Exercise instructions: Extract, from the listing that follows, each line containing the word "page".

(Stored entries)
########################################
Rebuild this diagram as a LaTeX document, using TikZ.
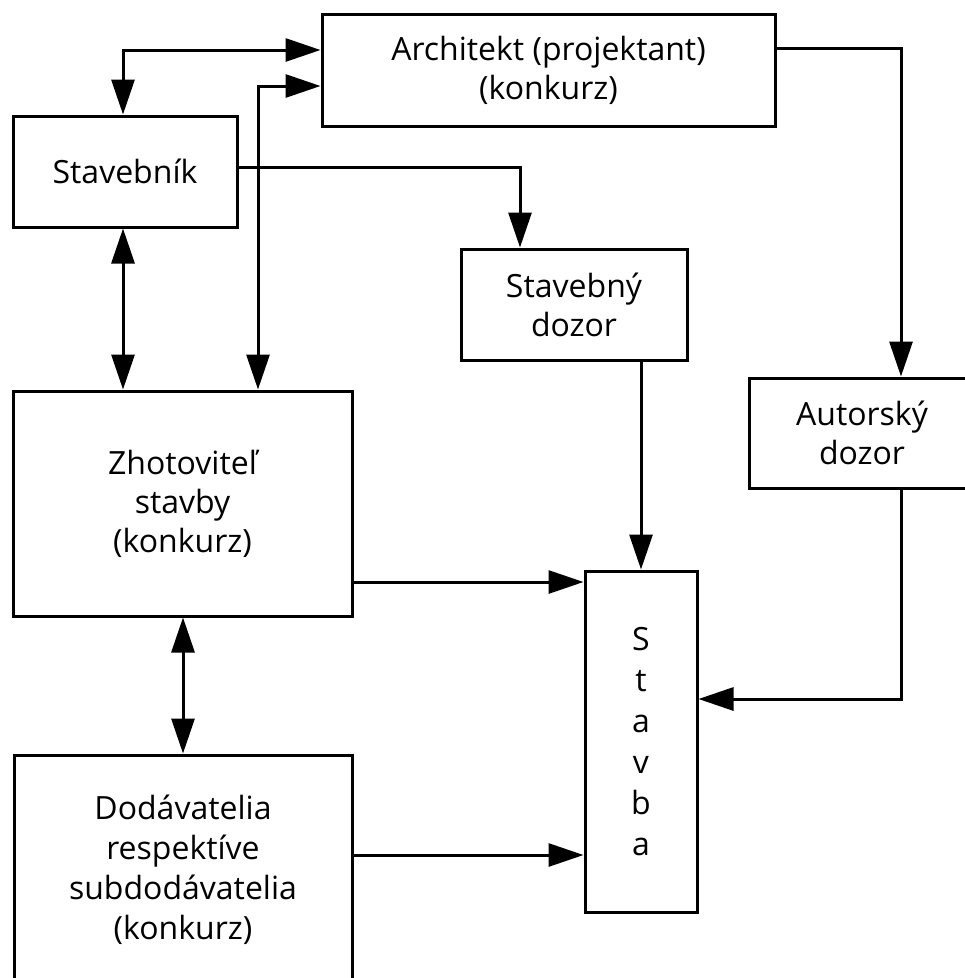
\documentclass[tikz,border=0pt]{standalone}
\usepackage{fontspec}
\setmainfont{Open Sans}
\usetikzlibrary{arrows.meta}
\begin{document}
\begin{tikzpicture}[x=1pt,y=-1pt,
  box/.style={draw,line width=3pt,inner sep=0pt,align=center,font=\fontsize{32}{39}\selectfont},
  conn/.style={line width=3pt},
  tip/.tip={Triangle[length=35pt,width=23pt]},
  one/.style={conn,-tip},
  two/.style={conn,tip-tip}]
\useasboundingbox (0,0) rectangle (965,978);
\node[box,minimum width=453pt,minimum height=112pt] (arch) at (548.5,70) {Architekt (projektant)\\(konkurz)};
\node[box,minimum width=224pt,minimum height=111pt] (stb) at (125,171.5) {Stavebník};
\node[box,minimum width=226pt,minimum height=111pt] (sd) at (574,304.5) {Stavebný\\dozor};
\node[box,minimum width=226pt,minimum height=110pt] (ad) at (862,433) {Autorský\\dozor};
\node[box,minimum width=339pt,minimum height=225pt] (zh) at (182.5,503.5) {Zhotoviteľ\\stavby\\(konkurz)};
\node[box,minimum width=112pt,minimum height=341pt,font=\fontsize{32}{41}\selectfont] (st) at (641,741.5) {S\\t\\a\\v\\b\\a};
\node[box,minimum width=338pt,minimum height=230pt,font=\fontsize{32}{40}\selectfont] (dod) at (183,870) {Dodávatelia\\respektíve\\subdodávatelia\\(konkurz)};
% connectors
\draw[two] (stb.north -| 123,0) |- (arch.west |- 0,50);
\draw[two] (zh.north -| 258,0) |- (arch.west |- 0,86);
\draw[one] (stb.east |- 0,167) -| (sd.north -| 520,0);
\draw[two] (stb.south -| 123,0) -- (zh.north -| 123,0);
\draw[one] (arch.east |- 0,48) -| (ad.north -| 901,0);
\draw[one] (sd.south -| 641,0) -- (st.north);
\draw[one] (ad.south -| 901,0) |- (st.east |- 0,699);
\draw[one] (zh.east |- 0,582) -- (st.west |- 0,582);
\draw[two] (zh.south -| 183,0) -- (dod.north -| 183,0);
\draw[one] (dod.east |- 0,855) -- (st.west |- 0,855);
\end{tikzpicture}
\end{document}
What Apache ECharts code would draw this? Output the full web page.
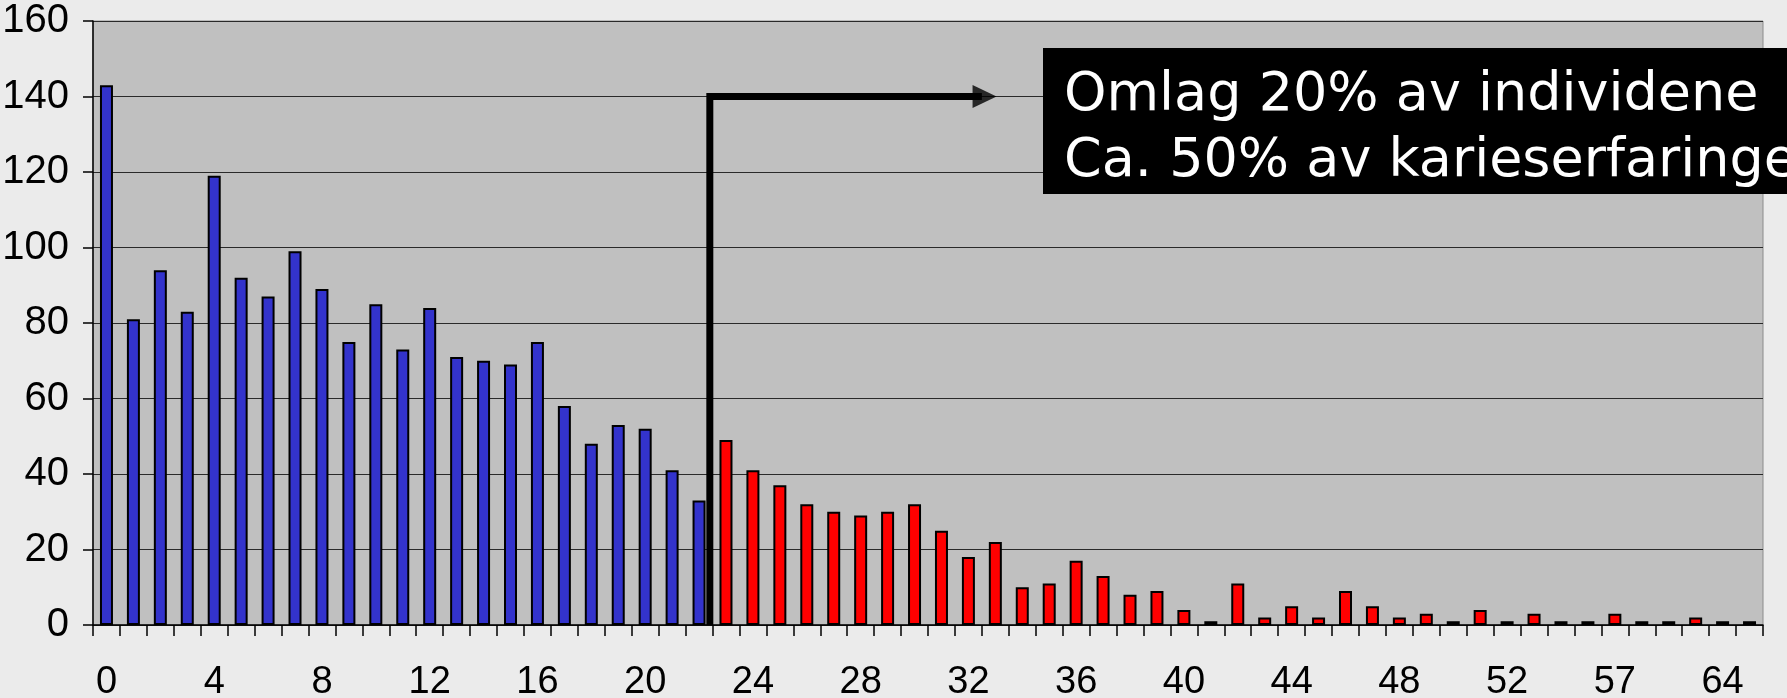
<!DOCTYPE html>
<html>
<head>
<meta charset="utf-8">
<script src="https://cdn.jsdelivr.net/npm/echarts@6/dist/echarts.min.js"></script>
<style>
  html, body { margin: 0; padding: 0; background: #ebebeb; }
  #chart { width: 1787px; height: 698px; }
</style>
</head>
<body>
<div id="chart"></div>
<script>
// antall tenner med karieserfaring (kategorier) og antall individer
var categories = [
  "0", "1", "2", "3", "4", "5", "6", "7", "8", "9", "10", "11", "12", "13", "14", "15",
  "16", "17", "18", "19", "20", "21", "22", "23", "24", "25", "26", "27", "28", "29", "30", "31",
  "32", "33", "34", "35", "36", "37", "38", "39", "40", "41", "42", "43", "44", "45", "46", "47",
  "48", "49", "50", "51", "52", "53", "54", "55", "57", "58", "60", "62", "64", "67"
];
var counts = [
  143, 81, 94, 83, 119, 92, 87, 99, 89, 75, 85, 73, 84, 71, 70, 69,
  75, 58, 48, 53, 52, 41, 33, 49, 41, 37, 32, 30, 29, 30, 32, 25,
  18, 22, 10, 11, 17, 13, 8, 9, 4, 1, 11, 2, 5, 2, 9, 5,
  2, 3, 1, 4, 1, 3, 1, 1, 3, 1, 1, 2, 1, 1
];
var blueCount = 23; // de første 23 kategoriene er blå, resten røde
var yTicks = [0, 20, 40, 60, 80, 100, 120, 140, 160];

// pil: loddrett fra 0 til 140, så vannrett mot høyre (x i kategori-enheter)
var arrowPath = [[22.9, 0], [22.9, 140], [33.0, 140]];
var arrowHead = [[33.1, 140]];
var boxLines = ["Omlag 20% av individene", "Ca. 50% av karieserfaringen"];

var myChart = echarts.init(document.getElementById("chart"));

var option = {
  backgroundColor: "#ebebeb",
  animation: false,
  grid: {
    left: 93,
    right: 24,
    top: 21,
    bottom: 73,
    outerBoundsMode: "none",
    show: true,
    backgroundColor: "#c0c0c0",
    borderColor: "#8c8c8c",
    borderWidth: 1,
  },
  xAxis: [
    {
      type: "category",
      data: categories,
      boundaryGap: true,
      axisLine: { lineStyle: { color: "#000", width: 1.5 } },
      axisTick: { show: true, interval: 0, length: 11, lineStyle: { color: "#000", width: 1.5 } },
      axisLabel: {
        interval: 3,
        margin: 39,
        color: "#000",
        fontFamily: "Liberation Sans",
        fontSize: 38,
      },
    },
    {
      // skjult lineær akse for pila
      type: "value",
      min: 0,
      max: categories.length,
      show: false,
    },
  ],
  yAxis: {
    type: "value",
    min: yTicks[0],
    max: yTicks[yTicks.length - 1],
    interval: 20,
    axisLine: { show: true, lineStyle: { color: "#000", width: 1.5 } },
    axisTick: { show: true, length: 10, lineStyle: { color: "#000", width: 1.5 } },
    axisLabel: {
      margin: 24,
      color: "#000",
      fontFamily: "Liberation Sans",
      fontSize: 40,
    },
    splitLine: { lineStyle: { color: "#2a2a2a", width: 1.2 } },
  },
  series: [
    {
      type: "bar",
      data: counts,
      barWidth: 13,
      itemStyle: {
        color: function (p) {
          return p.dataIndex < blueCount ? "#3333cc" : "#ff0000";
        },
        borderColor: "#000",
        borderWidth: 2,
      },
      z: 2,
    },
    {
      type: "line",
      xAxisIndex: 1,
      data: arrowPath,
      symbol: "none",
      lineStyle: { color: "#000", width: 7, cap: "butt", join: "miter" },
      z: 5,
    },
    {
      type: "scatter",
      xAxisIndex: 1,
      data: arrowHead,
      symbol: "path://M0,0L10,5L0,10Z",
      symbolSize: [24, 23],
      itemStyle: { color: "#000" },
      z: 6,
    },
  ],
  graphic: [
    {
      type: "rect",
      shape: { x: 1043, y: 48, width: 800, height: 146 },
      style: { fill: "#000" },
      z: 10,
    },
    {
      type: "text",
      x: 1064,
      y: 63,
      style: {
        text: boxLines.join("\n"),
        fill: "#fff",
        font: "54px 'DejaVu Sans'",
        lineHeight: 66,
        verticalAlign: "top",
      },
      z: 11,
    },
  ],
};

myChart.setOption(option);
window.onresize = function () {
  myChart.resize();
};
</script>
</body>
</html>
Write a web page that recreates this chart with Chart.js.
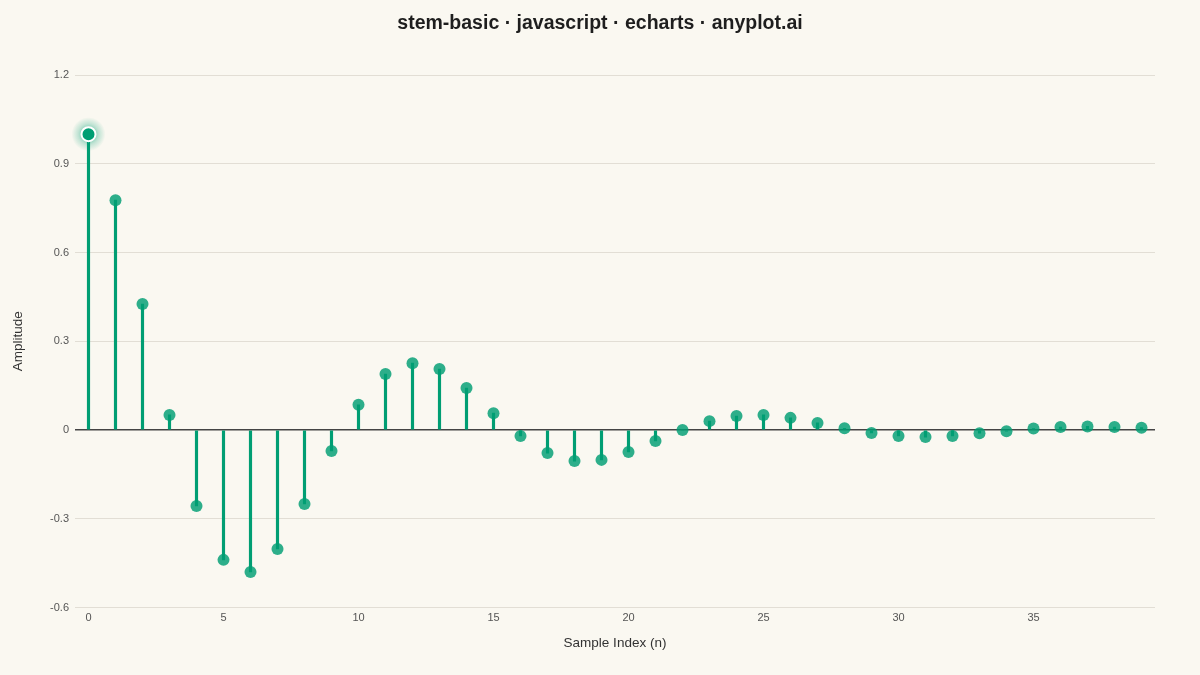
<!DOCTYPE html>
<html>
<head>
<meta charset="utf-8">
<script src="https://cdn.jsdelivr.net/npm/chart.js@4.4.1/dist/chart.umd.min.js"></script>
<style>
  html, body { margin: 0; padding: 0; background: #FAF8F1; }
  #wrap { width: 1200px; height: 675px; }
</style>
</head>
<body>
<div id="wrap"><canvas id="stem" width="1200" height="675"></canvas></div>
<script>
// sample indices 0..39 and amplitudes
const sampleIndex = [
    0, 1, 2, 3, 4, 5, 6, 7, 8, 9,
    10, 11, 12, 13, 14, 15, 16, 17, 18, 19,
    20, 21, 22, 23, 24, 25, 26, 27, 28, 29,
    30, 31, 32, 33, 34, 35, 36, 37, 38, 39
];
const amplitude = [
    1.000, 0.777, 0.426, 0.051, -0.257, -0.439, -0.480, -0.402, -0.250, -0.071,
    0.085, 0.189, 0.226, 0.206, 0.142, 0.057, -0.020, -0.078, -0.105, -0.101,
    -0.074, -0.037, 0.000, 0.030, 0.047, 0.051, 0.041, 0.024, 0.006, -0.010,
    -0.020, -0.024, -0.020, -0.011, -0.004, 0.005, 0.010, 0.012, 0.010, 0.008
];
const yTicks = [-0.6, -0.3, 0, 0.3, 0.6, 0.9, 1.2];

const green = '#009E73';
const font = '"Liberation Sans", Arial, sans-serif';

// soft halo behind the first (peak) sample
const glowPlugin = {
    id: 'glow',
    beforeDatasetsDraw(chart) {
        const pt = chart.getDatasetMeta(1).data[0];
        if (!pt) return;
        const ctx = chart.ctx;
        ctx.save();
        const g = ctx.createRadialGradient(pt.x, pt.y, 4, pt.x, pt.y, 17);
        g.addColorStop(0, 'rgba(0, 158, 115, 0.55)');
        g.addColorStop(0.5, 'rgba(0, 158, 115, 0.22)');
        g.addColorStop(1, 'rgba(0, 158, 115, 0)');
        ctx.fillStyle = g;
        ctx.beginPath();
        ctx.arc(pt.x, pt.y, 17, 0, Math.PI * 2);
        ctx.fill();
        ctx.restore();
    }
};

new Chart(document.getElementById('stem').getContext('2d'), {
    data: {
        labels: sampleIndex,
        datasets: [
            {
                type: 'bar',
                data: amplitude,
                backgroundColor: green,
                barThickness: 2.5,
                order: 2
            },
            {
                type: 'line',
                data: amplitude,
                showLine: false,
                pointRadius: sampleIndex.map(i => i === 0 ? 7 : 6),
                pointBackgroundColor: sampleIndex.map(i => i === 0 ? green : 'rgba(0, 158, 115, 0.82)'),
                pointBorderColor: sampleIndex.map(i => i === 0 ? '#FFFFFF' : 'rgba(0, 0, 0, 0)'),
                pointBorderWidth: sampleIndex.map(i => i === 0 ? 2 : 0),
                order: 1
            }
        ]
    },
    options: {
        responsive: false,
        devicePixelRatio: 1,
        animation: false,
        layout: { padding: 0 },
        plugins: {
            legend: { display: false },
            tooltip: { enabled: false },
            title: {
                display: true,
                text: 'stem-basic · javascript · echarts · anyplot.ai',
                color: '#1E1E1E',
                font: { family: font, size: 19.5, weight: 'bold' },
                padding: { top: 12, bottom: 39.6 }
            }
        },
        scales: {
            x: {
                type: 'category',
                offset: true,
                grid: { display: false, drawTicks: false },
                border: { display: false },
                ticks: {
                    color: '#555555',
                    font: { family: font, size: 11 },
                    padding: 4,
                    maxRotation: 0,
                    autoSkip: false,
                    callback: (v, i) => i % 5 === 0 ? String(sampleIndex[i]) : ''
                },
                title: {
                    display: true,
                    text: 'Sample Index (n)',
                    color: '#333333',
                    font: { family: font, size: 13.5 },
                    padding: { top: 0, bottom: 24 }
                },
                afterFit: s => { s.height = 67.5; }
            },
            y: {
                min: yTicks[0],
                max: yTicks[yTicks.length - 1],
                afterBuildTicks: s => { s.ticks = yTicks.map(v => ({ value: v })); },
                grid: {
                    drawTicks: false,
                    color: c => c.tick && c.tick.value === 0 ? '#444444' : '#E2DED5',
                    lineWidth: c => c.tick && c.tick.value === 0 ? 1.5 : 1
                },
                border: { display: false },
                ticks: {
                    color: '#555555',
                    font: { family: font, size: 11 },
                    padding: 6,
                    callback: v => String(Number(v.toFixed(1)))
                },
                title: {
                    display: true,
                    text: 'Amplitude',
                    color: '#333333',
                    font: { family: font, size: 13.5 },
                    padding: { top: 10, bottom: 0 }
                },
                afterFit: s => { s.width = 75; }
            },
            // empty right-hand axis only reserves the right margin
            yRight: {
                position: 'right',
                grid: { display: false, drawTicks: false },
                border: { display: false },
                ticks: { display: false },
                afterFit: s => { s.width = 45; }
            }
        }
    },
    plugins: [glowPlugin]
});
</script>
</body>
</html>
########################################
Exercise output:
What Apache ECharts code would draw this? Output the full web page.
Write a web page that recreates this chart with Chart.js.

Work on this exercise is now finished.